All in 140 characters?

Messages for the Medium

Twitter demands that you be concise, a brown belt in précis. It also demands that you be somewhat innovative with your words, not just to get in under the character limit but also to keep your communication interesting. Seeing ‘Status OK’ almost every day would be informative, but it gets old quickly. We try to mix it up by finding new phrases to say that all is well, and when it’s not well we have the fun of fitting an artful description into a tight space.

Adding the cool link of the day is the other part of our Status OK posts. We have two advantages here. The first is that Ma.gnolia produces a short link to each bookmark we save. The second is that Twitter takes that short link and makes it even shorter, getting us in under the limit almost every time. Moreover, we make a point of thanking the person who saved the bookmark.

Today’s post was a good example.

Ma.gnolia thinks that spring has sprung, and it feels great. Live large with today’s link http://ma.gnolia.com/zalayo (Thanks fabioassis)

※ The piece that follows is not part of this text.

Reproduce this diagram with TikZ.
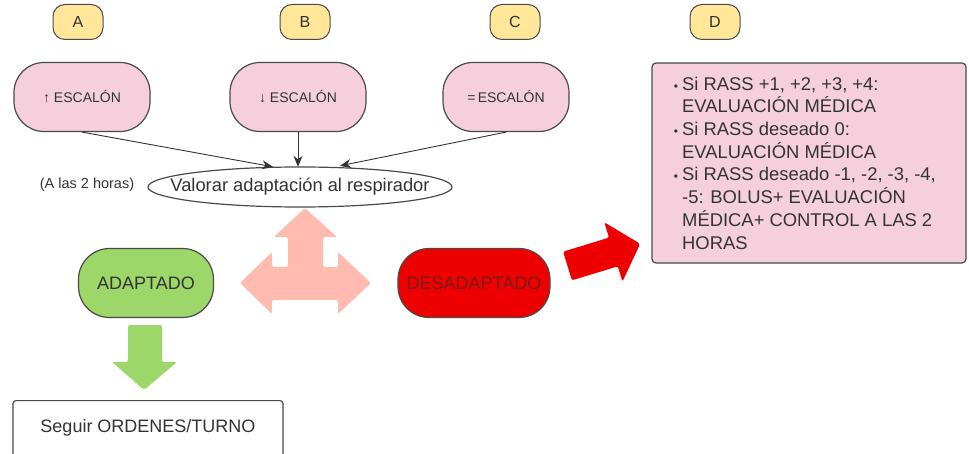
\documentclass[tikz,border=0pt]{standalone}
\usepackage{fontspec}
\setmainfont{Liberation Sans}
\usetikzlibrary{arrows.meta}
\definecolor{pillpink}{HTML}{F5D0DC}
\definecolor{tagyellow}{HTML}{FFE699}
\definecolor{okgreen}{HTML}{9DD76A}
\definecolor{alarmred}{HTML}{EE0000}
\definecolor{softsalmon}{HTML}{FFBBAF}
\definecolor{edgegray}{HTML}{4A4A4A}
\definecolor{textgray}{HTML}{333333}
\definecolor{deepred}{HTML}{7A1A1A}

\tikzset{
  tag/.style={
    draw=edgegray, fill=tagyellow, line width=1pt,
    rounded corners=12pt, minimum width=50pt, minimum height=35pt,
    inner sep=0pt, font=\fontsize{16}{18}\selectfont\color{textgray}
  },
  stepbox/.style={
    draw=edgegray, fill=pillpink, line width=1.2pt,
    rounded corners=30pt, minimum width=136pt, minimum height=69pt,
    font=\fontsize{14}{16}\selectfont\color{textgray}
  },
  statebox/.style={
    draw=edgegray, line width=1.2pt,
    rounded corners=31pt, minimum height=69pt,
    font=\fontsize{18}{20}\selectfont
  },
  feed/.style={-{Stealth[length=11pt,width=9pt]}, draw=textgray, line width=0.9pt}
}

\begin{document}
\begin{tikzpicture}[x=1pt,y=-1pt]
  \useasboundingbox (0,0) rectangle (969,454);
  \clip (0,0) rectangle (969,454);

  \node[tag] (tagA) at (78,22) {A};
  \node[tag] (tagB) at (305,22) {B};
  \node[tag] (tagC) at (515,22) {C};
  \node[tag] (tagD) at (715,22) {D};

  \node[stepbox] (subir) at (82,97) {↑ ESCALÓN};
  \node[stepbox] (bajar) at (298,97) {↓ ESCALÓN};
  \node[stepbox, minimum width=126pt] (igual) at (506,97) {=\,ESCALÓN};

  \node[
    minimum width=304pt,
    minimum height=40pt,
    inner sep=0pt,
    font=\fontsize{18.3}{20}\selectfont\color{textgray}
  ] (valorar) at (300,187) {Valorar adaptación al respirador};
  \draw[edgegray, line width=1.2pt] (valorar.center) ellipse (152 and 20);
  \node[font=\fontsize{14.5}{16}\selectfont\color{textgray}] (horas) at (87,185) {(A las 2 horas)};

  \draw[feed] (subir.south) -- ([xshift=-27pt]valorar.north);
  \draw[feed] (bajar.south) -- (bajar.south |- valorar.north);
  \draw[feed] (igual.south) -- ([xshift=40pt,yshift=1pt]valorar.north);

  % flecha de tres puntas
  \fill[softsalmon, rounded corners=2pt]
    (305,208) -- (337,237) -- (323,237) -- (323,267) -- (338,267) -- (338,252)
    -- (371,283) -- (338,314) -- (338,300) -- (272,300) -- (272,314) -- (240,283)
    -- (272,252) -- (272,267) -- (288,267) -- (288,237) -- (274,237) -- cycle;

  \node[statebox, fill=okgreen, minimum width=135pt, text=textgray] (adaptado) at (146,283) {ADAPTADO};
  \node[statebox, fill=alarmred, minimum width=152pt, text=deepred] (desadaptado) at (474,283) {DESADAPTADO};

  \begin{scope}[shift={(567.5,266)}, rotate=17]
    \fill[alarmred, rounded corners=2pt]
      (0,-15) -- (48,-15) -- (48,-31) -- (76,0) -- (48,31) -- (48,15) -- (0,15) -- cycle;
  \end{scope}

  \fill[okgreen, rounded corners=2pt]
    (128,325) -- (162,325) -- (162,362) -- (177,362) -- (144,390) -- (112,362) -- (128,362) -- cycle;

  \node[
    draw=edgegray,
    fill=pillpink,
    line width=1.2pt,
    rounded corners=4pt,
    minimum width=314pt,
    minimum height=200pt,
    align=left,
    font=\fontsize{18.4}{22.7}\selectfont\color{textgray}
  ] (medica) at (809,163) {%
    \llap{{\fontsize{12}{12}\selectfont\textbullet}\hspace{4pt}}Si RASS +1, +2, +3, +4:\\
    EVALUACIÓN MÉDICA\\
    \llap{{\fontsize{12}{12}\selectfont\textbullet}\hspace{4pt}}Si RASS deseado 0:\\
    EVALUACIÓN MÉDICA\\
    \llap{{\fontsize{12}{12}\selectfont\textbullet}\hspace{4pt}}Si RASS deseado -1, -2, -3, -4,\\
    -5: BOLUS+ EVALUACIÓN\\
    MÉDICA+ CONTROL A LAS 2\\
    HORAS%
  };

  \node[
    draw=edgegray,
    line width=1.2pt,
    rounded corners=3pt,
    minimum width=270pt,
    minimum height=60pt,
    text height=13pt,
    text depth=10pt,
    anchor=north,
    font=\fontsize{18}{20}\selectfont\color{textgray}
  ] (seguir) at (148,400) {Seguir ORDENES/TURNO};
\end{tikzpicture}
\end{document}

And 3 characters to spare! Rock on. The feedback on how we’re using Twitter has been good and folks say they like a cool link of the day. Hunting a new link down each day is a great exercise for me because it’s one more chance to explore the community and see what people are up to, but with specific purpose – I need a cool link and I need it now! It makes me enjoy the fruits or our own work even more.

Of Course We’re Friends!

Almost as soon as we got the word out that Twitter would be a status update channel for us, people started to add us as friends. Though we hadn’t seen other companies using Twitter do the same, we almost immediately started to reciprocate. We made a point of doing so as soon as we saw the notification that someone had added us, as quickness is in line with the Twitter experience and it shows people that we’re here and engaged, and that they matter to us outside Ma.gnolia as well. Our approach produced an unexpected benefit in that Twitter is a two-way channel, and before long members began posting publicly and directly to us about service interruptions or other issues that needed attention. Without barely trying, we had opened up a lightweight support channel with a super-low barrier to use.

I’ll admit that it’s flattering to watch the numbers of friends grow, but for me that’s the lesser part of the fun. The real thing is in the posts that people share with us, and how it allows us to understand where they’re coming from.

Unexpected Benefits

I’ve already mentioned that Twitter opened up an unexpected way for members to let us know when the service needed some kind of attention.

A greater, though less tangible benefit, came in the insight into what our members are up to. Scrolling through the posts of our friends gives us a Gestalt of what they deal with, what excites and frustrates and amuses, what little successes and failures they face. In short, it enriches how we see our members and understand them as people. No specific features have changed or been planned in response to what we see. Instead, the payoff is that we can think and talk about our members in a more informed way.

What started as a need for a way to keep members posted through a rough update has turned into a vital extension of how we communicate with our members, and how they can talk back to us. All in 140 characters per post. Not too shabby.